Under the terms of the acquisition, CIT agreed to pay Mnuchin $4.5 million a year for three years as the bank’s vice-chairman. Because he relinquished that post in March 31 of this year, Mnuchin was given a $10.9 million severance package, according to the Wall Street Journal.

In CIT Group’s most recent annual report, the bank disclosed that it had received multiple subpoenas in 2015 from the Office of Inspector General at the federal Department of Housing and Urban Development (HUD) related to the servicing of reverse mortgages by Financial Freedom.

CRC’s Gonzalez said that, in light of Mnuchin’s new role in the Trump campaign, “HUD should release more information about its investigation of OneWest’s subsidiary.”

Last year, Mnuchin resigned as co-chair of Relativity Media shortly before the Hollywood studio filed for bankruptcy. In a story in Variety, some creditors accused Mnuchin of having a conflict of interest because Relativity Media—which had received financing from OneWest Bank while he served as the bank’s chairman—repaid $50 million of those loans right before it went bankrupt.

Like Trump, Mnuchin has showered politicians in both parties with donations, though in recent cycles most of his money went to Republicans.
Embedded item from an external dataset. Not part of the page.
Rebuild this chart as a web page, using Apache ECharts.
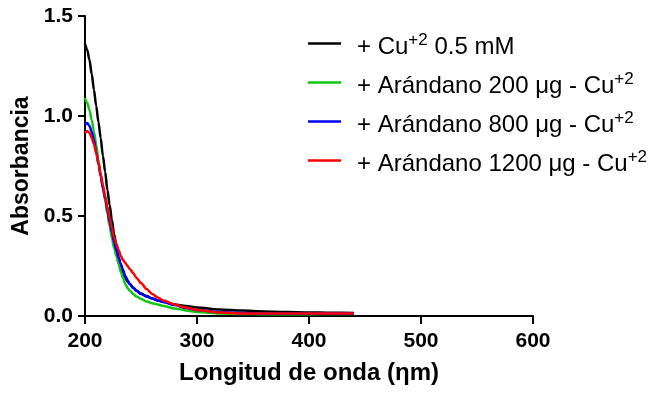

Mnuchin has also spread some of the wealth he earned from his government-subsidized banking fortune to a wide variety of charities. Before their 2014 divorce, Mnuchin and his wife Heather were stalwarts in the high-society world of philanthropy in both New York and Los Angeles, attending and hosting star-studded balls and parties to support their favorite causes.
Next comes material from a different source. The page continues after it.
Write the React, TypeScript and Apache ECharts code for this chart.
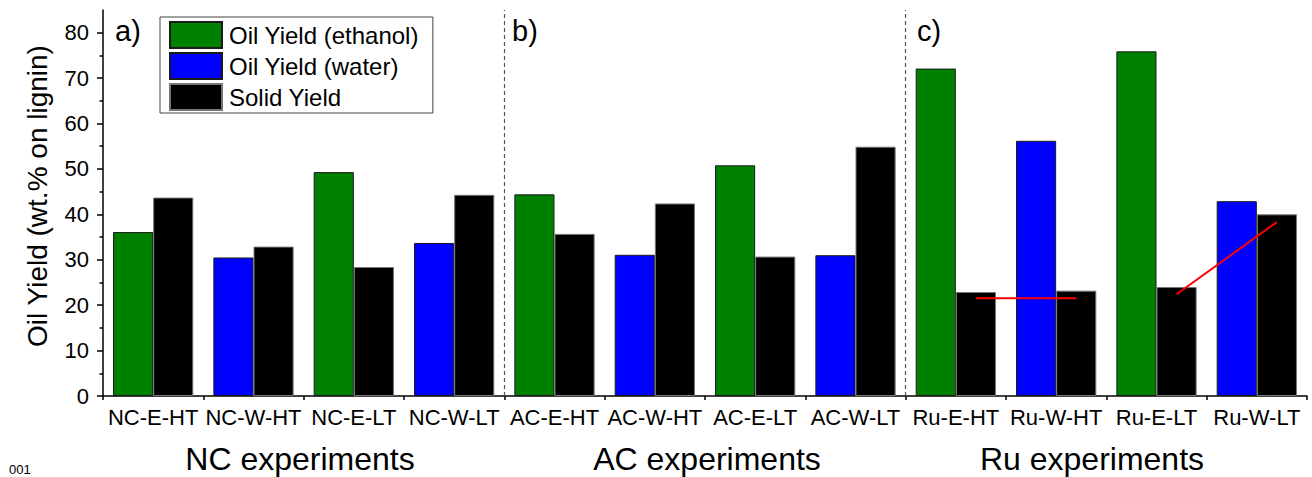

Gonzalez noted the contradictions in Mnuchin’s two roles as philanthropist and as bank executive: “There is a sad irony in the image of Steve Mnuchin as a philanthropist, compared to the reality of Mnuchin as the leader of a bank responsible for foreclosing on tens of thousands of American families and senior citizens,” she said. “Steve Mnuchin was greatly enriched by OneWest Bank and now CIT Group, but those banks did little to serve the needs of ordinary families and working class communities.”